** Start Record list **

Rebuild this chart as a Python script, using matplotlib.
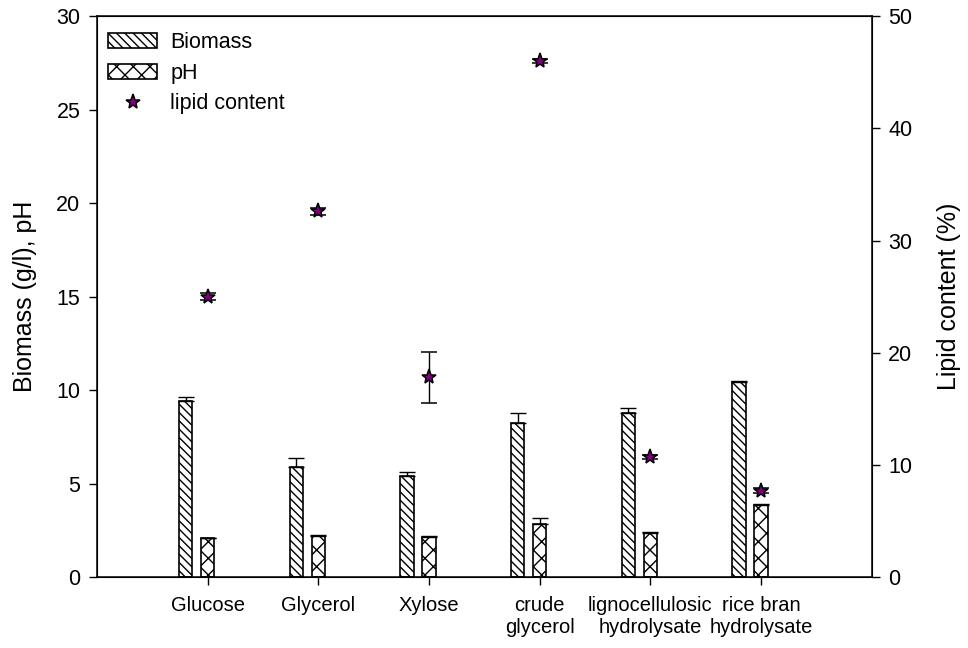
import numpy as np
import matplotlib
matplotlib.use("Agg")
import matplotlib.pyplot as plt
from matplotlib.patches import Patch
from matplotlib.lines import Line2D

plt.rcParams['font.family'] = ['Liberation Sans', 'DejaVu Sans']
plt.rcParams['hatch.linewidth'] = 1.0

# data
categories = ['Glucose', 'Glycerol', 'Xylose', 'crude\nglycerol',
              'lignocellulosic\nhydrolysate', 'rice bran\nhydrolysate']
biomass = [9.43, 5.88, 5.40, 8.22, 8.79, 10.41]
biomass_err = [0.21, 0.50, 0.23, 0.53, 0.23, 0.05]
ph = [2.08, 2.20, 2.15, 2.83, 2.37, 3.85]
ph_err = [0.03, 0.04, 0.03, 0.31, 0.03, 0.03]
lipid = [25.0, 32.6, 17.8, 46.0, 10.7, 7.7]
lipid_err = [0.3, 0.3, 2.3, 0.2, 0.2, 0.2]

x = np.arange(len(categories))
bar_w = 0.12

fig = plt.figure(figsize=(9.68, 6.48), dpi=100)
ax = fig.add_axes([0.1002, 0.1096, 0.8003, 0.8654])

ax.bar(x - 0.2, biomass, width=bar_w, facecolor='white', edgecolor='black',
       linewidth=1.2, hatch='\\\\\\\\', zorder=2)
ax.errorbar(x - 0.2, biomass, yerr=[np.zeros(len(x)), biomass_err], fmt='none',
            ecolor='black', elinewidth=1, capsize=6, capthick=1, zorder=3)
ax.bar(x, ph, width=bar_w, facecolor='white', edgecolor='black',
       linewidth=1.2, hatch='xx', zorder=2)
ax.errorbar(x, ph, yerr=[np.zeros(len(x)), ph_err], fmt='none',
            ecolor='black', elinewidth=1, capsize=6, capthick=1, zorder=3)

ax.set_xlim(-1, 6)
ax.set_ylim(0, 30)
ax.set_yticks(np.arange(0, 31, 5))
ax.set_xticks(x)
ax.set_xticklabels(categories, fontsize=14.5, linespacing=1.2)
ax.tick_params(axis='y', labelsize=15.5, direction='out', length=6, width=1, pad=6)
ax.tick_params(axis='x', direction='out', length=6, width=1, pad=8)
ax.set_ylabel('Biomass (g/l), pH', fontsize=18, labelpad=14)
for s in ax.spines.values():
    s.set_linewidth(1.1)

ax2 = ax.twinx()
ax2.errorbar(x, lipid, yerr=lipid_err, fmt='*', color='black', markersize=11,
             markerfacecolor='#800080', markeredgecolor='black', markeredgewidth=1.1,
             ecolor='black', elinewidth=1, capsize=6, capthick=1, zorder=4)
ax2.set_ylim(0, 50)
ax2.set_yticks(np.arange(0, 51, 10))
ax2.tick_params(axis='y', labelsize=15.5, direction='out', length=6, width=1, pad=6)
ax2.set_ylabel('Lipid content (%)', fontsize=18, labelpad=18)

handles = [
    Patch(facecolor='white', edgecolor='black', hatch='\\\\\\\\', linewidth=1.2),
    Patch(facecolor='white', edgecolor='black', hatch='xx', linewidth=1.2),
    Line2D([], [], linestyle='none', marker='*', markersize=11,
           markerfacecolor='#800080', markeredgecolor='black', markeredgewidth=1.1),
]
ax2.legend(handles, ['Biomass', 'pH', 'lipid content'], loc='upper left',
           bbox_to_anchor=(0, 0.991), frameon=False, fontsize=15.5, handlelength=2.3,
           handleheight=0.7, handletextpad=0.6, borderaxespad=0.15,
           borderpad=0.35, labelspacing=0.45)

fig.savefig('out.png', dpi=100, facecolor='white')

** End Record list **
** Start Record list **

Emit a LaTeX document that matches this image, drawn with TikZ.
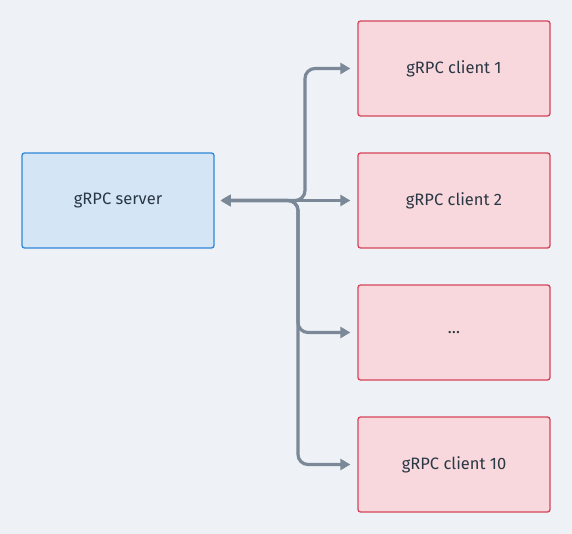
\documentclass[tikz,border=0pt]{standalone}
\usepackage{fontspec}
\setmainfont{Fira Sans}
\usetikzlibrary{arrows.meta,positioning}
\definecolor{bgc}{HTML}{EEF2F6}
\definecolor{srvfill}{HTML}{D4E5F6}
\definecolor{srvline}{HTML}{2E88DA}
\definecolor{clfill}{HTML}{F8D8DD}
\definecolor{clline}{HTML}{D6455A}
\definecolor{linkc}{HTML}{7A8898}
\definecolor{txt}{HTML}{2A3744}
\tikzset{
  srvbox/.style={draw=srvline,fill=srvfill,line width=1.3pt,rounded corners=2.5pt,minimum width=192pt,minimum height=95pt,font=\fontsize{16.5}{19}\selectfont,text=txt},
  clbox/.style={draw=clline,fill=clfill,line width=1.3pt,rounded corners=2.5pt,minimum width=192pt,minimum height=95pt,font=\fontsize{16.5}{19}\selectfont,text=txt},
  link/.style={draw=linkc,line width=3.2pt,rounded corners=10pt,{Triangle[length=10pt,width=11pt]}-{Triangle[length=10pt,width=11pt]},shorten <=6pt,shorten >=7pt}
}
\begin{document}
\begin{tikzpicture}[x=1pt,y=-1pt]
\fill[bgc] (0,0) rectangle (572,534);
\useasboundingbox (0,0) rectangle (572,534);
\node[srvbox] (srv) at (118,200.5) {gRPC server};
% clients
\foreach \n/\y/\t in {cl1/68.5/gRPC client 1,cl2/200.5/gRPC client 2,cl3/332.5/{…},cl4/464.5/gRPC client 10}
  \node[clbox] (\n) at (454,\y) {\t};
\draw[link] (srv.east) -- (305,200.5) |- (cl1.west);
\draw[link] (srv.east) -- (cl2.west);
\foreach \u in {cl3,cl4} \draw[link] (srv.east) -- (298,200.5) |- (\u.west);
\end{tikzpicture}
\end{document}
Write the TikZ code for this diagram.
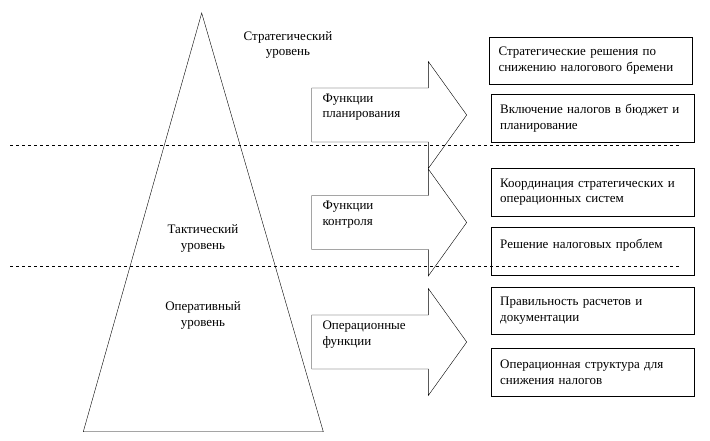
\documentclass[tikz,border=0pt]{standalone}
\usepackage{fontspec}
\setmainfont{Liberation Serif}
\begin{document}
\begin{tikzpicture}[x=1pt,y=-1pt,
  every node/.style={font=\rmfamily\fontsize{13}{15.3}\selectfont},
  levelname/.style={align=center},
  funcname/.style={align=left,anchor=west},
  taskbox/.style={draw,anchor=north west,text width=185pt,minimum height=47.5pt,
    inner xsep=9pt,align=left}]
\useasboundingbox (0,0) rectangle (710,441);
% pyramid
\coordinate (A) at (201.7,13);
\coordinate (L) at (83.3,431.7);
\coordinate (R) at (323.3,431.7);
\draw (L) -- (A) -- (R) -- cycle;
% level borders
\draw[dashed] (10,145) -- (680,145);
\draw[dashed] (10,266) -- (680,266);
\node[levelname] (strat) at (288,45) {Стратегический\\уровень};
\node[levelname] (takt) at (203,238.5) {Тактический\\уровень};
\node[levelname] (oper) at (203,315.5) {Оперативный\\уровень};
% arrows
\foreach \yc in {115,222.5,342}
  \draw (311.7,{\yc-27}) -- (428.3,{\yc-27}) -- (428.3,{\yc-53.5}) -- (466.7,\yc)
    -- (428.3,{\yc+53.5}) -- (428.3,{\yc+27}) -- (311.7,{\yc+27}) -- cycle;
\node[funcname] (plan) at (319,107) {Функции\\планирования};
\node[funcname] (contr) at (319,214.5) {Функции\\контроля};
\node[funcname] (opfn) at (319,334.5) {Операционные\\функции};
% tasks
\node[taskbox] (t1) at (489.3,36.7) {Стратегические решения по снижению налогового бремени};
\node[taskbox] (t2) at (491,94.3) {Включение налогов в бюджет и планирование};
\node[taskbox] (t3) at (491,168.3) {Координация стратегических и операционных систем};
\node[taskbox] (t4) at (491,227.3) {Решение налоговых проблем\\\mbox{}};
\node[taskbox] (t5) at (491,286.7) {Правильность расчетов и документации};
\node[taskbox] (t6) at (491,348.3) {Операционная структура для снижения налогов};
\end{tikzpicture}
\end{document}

** End Record list **
** Start Record list **

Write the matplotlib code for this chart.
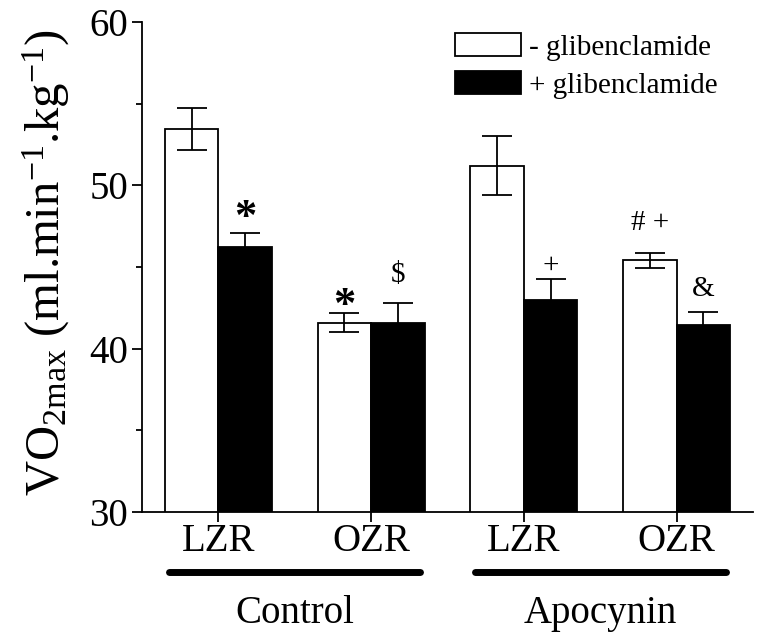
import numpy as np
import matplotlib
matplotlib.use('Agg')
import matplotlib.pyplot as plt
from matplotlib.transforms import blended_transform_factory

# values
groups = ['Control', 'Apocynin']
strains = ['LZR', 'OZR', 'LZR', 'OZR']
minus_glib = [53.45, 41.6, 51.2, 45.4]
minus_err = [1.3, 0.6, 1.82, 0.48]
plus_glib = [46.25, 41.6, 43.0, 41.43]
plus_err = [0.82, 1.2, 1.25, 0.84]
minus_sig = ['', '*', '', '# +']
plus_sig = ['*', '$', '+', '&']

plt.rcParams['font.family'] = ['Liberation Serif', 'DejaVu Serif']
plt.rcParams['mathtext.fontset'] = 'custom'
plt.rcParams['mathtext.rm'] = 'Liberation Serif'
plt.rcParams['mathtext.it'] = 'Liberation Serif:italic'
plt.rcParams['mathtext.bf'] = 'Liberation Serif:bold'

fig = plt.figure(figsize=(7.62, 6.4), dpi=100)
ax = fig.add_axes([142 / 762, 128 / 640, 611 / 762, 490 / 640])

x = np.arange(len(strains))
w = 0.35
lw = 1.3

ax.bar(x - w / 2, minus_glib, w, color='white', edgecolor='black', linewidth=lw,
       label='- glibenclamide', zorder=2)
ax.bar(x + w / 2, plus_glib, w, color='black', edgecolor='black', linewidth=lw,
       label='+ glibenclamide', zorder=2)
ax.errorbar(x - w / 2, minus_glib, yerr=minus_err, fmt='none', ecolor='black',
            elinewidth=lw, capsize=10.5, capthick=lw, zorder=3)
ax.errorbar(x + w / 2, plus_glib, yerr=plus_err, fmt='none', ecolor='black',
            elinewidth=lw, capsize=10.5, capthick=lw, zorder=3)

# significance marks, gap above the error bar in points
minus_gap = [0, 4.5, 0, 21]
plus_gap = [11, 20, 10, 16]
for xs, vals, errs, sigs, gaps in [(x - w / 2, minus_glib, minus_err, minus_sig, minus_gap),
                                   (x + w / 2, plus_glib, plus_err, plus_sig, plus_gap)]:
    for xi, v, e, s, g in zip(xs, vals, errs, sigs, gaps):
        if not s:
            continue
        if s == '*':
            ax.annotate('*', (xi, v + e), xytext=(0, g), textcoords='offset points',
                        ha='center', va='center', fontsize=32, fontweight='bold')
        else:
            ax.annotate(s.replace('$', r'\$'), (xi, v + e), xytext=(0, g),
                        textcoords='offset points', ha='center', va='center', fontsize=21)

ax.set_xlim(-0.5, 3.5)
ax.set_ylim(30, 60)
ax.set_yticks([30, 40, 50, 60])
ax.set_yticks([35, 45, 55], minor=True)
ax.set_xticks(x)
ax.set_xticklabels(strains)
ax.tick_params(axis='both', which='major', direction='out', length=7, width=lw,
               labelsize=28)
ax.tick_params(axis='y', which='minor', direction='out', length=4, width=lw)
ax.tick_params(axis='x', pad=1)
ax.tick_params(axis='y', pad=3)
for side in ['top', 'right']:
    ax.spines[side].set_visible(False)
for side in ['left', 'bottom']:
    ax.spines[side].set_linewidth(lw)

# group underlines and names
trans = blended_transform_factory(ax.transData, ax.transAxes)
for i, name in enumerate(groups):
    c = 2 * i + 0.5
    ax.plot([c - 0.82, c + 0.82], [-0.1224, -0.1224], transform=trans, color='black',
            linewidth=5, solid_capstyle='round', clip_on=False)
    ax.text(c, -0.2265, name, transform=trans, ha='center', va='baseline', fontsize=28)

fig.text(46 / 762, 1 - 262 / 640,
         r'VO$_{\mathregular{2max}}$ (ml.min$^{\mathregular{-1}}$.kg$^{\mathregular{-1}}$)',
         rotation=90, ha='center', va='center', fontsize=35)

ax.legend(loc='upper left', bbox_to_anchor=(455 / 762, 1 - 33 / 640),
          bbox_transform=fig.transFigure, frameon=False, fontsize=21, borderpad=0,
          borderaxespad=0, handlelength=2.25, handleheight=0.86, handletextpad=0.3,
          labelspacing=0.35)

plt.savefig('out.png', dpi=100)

** End Record list **

Gather up every line from the listing above in which the word "this" occurs.

Rebuild this chart as a Python script, using matplotlib.
Emit a LaTeX document that matches this image, drawn with TikZ.
Write the TikZ code for this diagram.
Write the matplotlib code for this chart.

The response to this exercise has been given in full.